Pro Football Focus has ten stats about New England Patriots QB Tom Brady that paint a pretty good picture of where he stands as a player entering his age 39 season. I won’t spoil all of it, so check out the stats for yourself, but here are some highlights.
Brady makes sure the offense gets out to a fast start
The Patriot love getting out to an early lead to put the opposing defense on their heels and Brady is one of the best in the business. Brady completed 72.1% of his passes, according to PFF, which is the 3rd best in the NFL.
To be fair to Jimmy Garoppolo and Jacoby Brissett, both have done a great job in the first quarter. Garoppolo ranks 8th of the 29 quarterbacks with 20+ pass attempts in the first quarter. Brissett has completed 5 of his 7 attempts.

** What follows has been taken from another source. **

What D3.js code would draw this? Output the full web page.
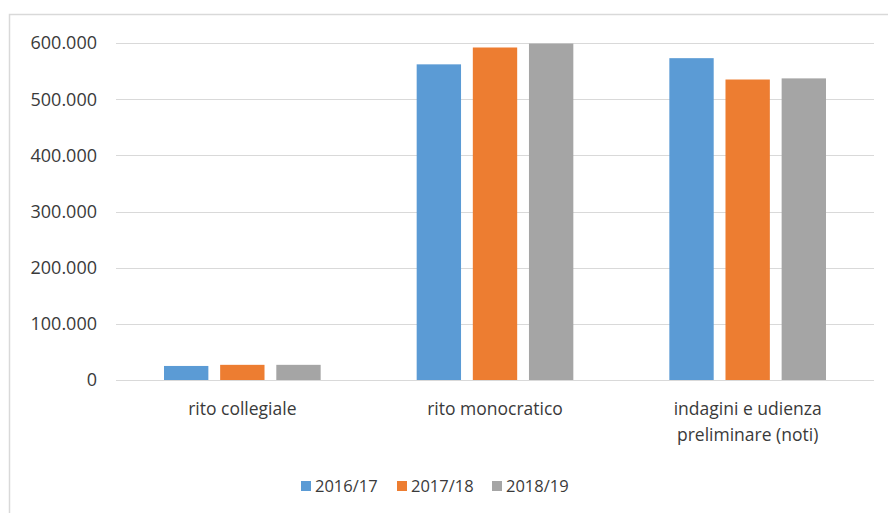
<!DOCTYPE html>
<html>
<head>
<meta charset="utf-8">
<script src="https://cdn.jsdelivr.net/npm/d3@7"></script>
<style>
  body { margin: 0; background: #fff; }
  svg { display: block; font-family: 'Open Sans', 'Noto Sans', sans-serif; }
</style>
</head>
<body>
<script>
(function () {
  'use strict'

  var categories = [['rito collegiale'], ['rito monocratico'], ['indagini e udienza', 'preliminare (noti)']]
  var series = ['2016/17', '2017/18', '2018/19']
  var colors = ['#5b9bd5', '#ed7d31', '#a5a5a5']
  var values = [
    [25000, 562000, 573000],
    [27000, 592000, 535000],
    [27000, 599000, 537000]
  ]
  var yTicks = [0, 100000, 200000, 300000, 400000, 500000, 600000]

  var w = 888
  var h = 513
  var m = { left: 116, right: 14, top: 43, bottom: 133 }

  var svg = d3.select('body').append('svg')
    .attr('width', w)
    .attr('height', h)

  // chart border
  svg.append('rect')
    .attr('x', 9.5).attr('y', 14.5)
    .attr('width', w).attr('height', h)
    .attr('fill', 'none')
    .attr('stroke', '#d9d9d9')
    .attr('stroke-width', 1.5)

  var x = d3.scaleBand()
    .domain(d3.range(categories.length))
    .range([m.left, w - m.right])
    .paddingInner(0.38)
    .paddingOuter(0.19)

  var xs = d3.scaleBand()
    .domain(d3.range(series.length))
    .range([0, x.bandwidth()])
    .paddingInner(0.21)

  var y = d3.scaleLinear()
    .domain([0, 600000])
    .range([h - m.bottom, m.top])

  var fmt = function (d) { return d === 0 ? '0' : d3.format(',')(d).replace(/,/g, '.') }

  // gridlines
  svg.append('g').selectAll('line')
    .data(yTicks)
    .enter().append('line')
      .attr('x1', m.left)
      .attr('x2', w - m.right)
      .attr('y1', function (d) { return Math.round(y(d)) + 0.5 })
      .attr('y2', function (d) { return Math.round(y(d)) + 0.5 })
      .attr('stroke', '#d9d9d9')
      .attr('stroke-width', 1)

  // y labels
  svg.append('g').selectAll('text')
    .data(yTicks)
    .enter().append('text')
      .attr('x', 97)
      .attr('y', function (d) { return y(d) })
      .attr('dy', '0.36em')
      .attr('text-anchor', 'end')
      .attr('font-size', 18)
      .attr('fill', '#3a3a3a')
      .text(fmt)

  // bars
  series.forEach(function (s, si) {
    svg.append('g').selectAll('rect')
      .data(values[si])
      .enter().append('rect')
        .attr('x', function (d, i) { return x(i) + xs(si) })
        .attr('y', function (d) { return y(d) })
        .attr('width', xs.bandwidth())
        .attr('height', function (d) { return y(0) - y(d) })
        .attr('fill', colors[si])
  })

  // category labels
  var cat = svg.append('g').selectAll('text')
    .data(categories)
    .enter().append('text')
      .attr('x', function (d, i) { return x(i) + x.bandwidth() / 2 })
      .attr('y', 415)
      .attr('text-anchor', 'middle')
      .attr('font-size', 17.5)
      .attr('fill', '#3a3a3a')
  cat.selectAll('tspan')
    .data(function (d) { return d })
    .enter().append('tspan')
      .attr('x', function () { return d3.select(this.parentNode).attr('x') })
      .attr('dy', function (d, i) { return i === 0 ? 0 : 26 })
      .text(function (d) { return d })

  // legend
  var legX = [301, 397, 492]
  var leg = svg.append('g').selectAll('g')
    .data(series)
    .enter().append('g')
      .attr('transform', function (d, i) { return 'translate(' + legX[i] + ',486)' })
  leg.append('rect')
    .attr('x', 0).attr('y', -5)
    .attr('width', 10).attr('height', 10)
    .attr('fill', function (d, i) { return colors[i] })
  leg.append('text')
    .attr('x', 14)
    .attr('dy', '0.36em')
    .attr('font-size', 16.5)
    .attr('fill', '#3a3a3a')
    .text(function (d) { return d })
}())
</script>
</body>
</html>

Brady gets the ball out faster than almost every quarterback in the league
While Brady has had to compensate for a weak offensive line, his quick passing game is a product of his ability to dissect a defense in the blink of an eye. “It took an average time of 2.26 seconds from the snap for Brady to attempt a pass, which was the second-lowest mark in the NFL,” per PFF.
Garoppolo was getting better, but Brissett struggled to get the ball out quickly. Brady will make the offensive line and the rest of the players look better.
Brady has gotten better against pressure every year
Brady likes talking about improving his skill set to keep up with the younger quarterbacks and he’s done a great job at getting better against pressure. Brady completed just 56.3% of his passes under pressure in 2012, which ranked 21st in the league. Since then, Brady “has improved his accuracy under pressure every year since then, with a 66.7% mark in 2015.”
The fact that Brady saw more pressure in 2015 than ever before means that his ability to handle pressure is an even more important asset. Hopefully the offensive line is better for Brady in 2016.
Brady still has a deep ball
In 2015, Brady “was accurate on 44.8% of his passes that traveled 20 or more yards in the air, the highest figure for him since his exceptional 2007 campaign. In addition, he ranked in the top 10 in that category for the first time since the 2011 season.”
For comparison, Garoppolo is 4 of 7 (57.1%) on passes 20+ yards down the field, while Brissett is 1 of 10 (10.0%).
Many harp on Brady for not connecting with his receivers down the field, but he hasn’t really had a good, consistent outside receiver since Randy Moss. Brandon Lloyd and Brandon LaFell proved to be nothing more than single-season stopgaps, but hopefully Chris Hogan and Malcolm Mitchell can provide some value down the field.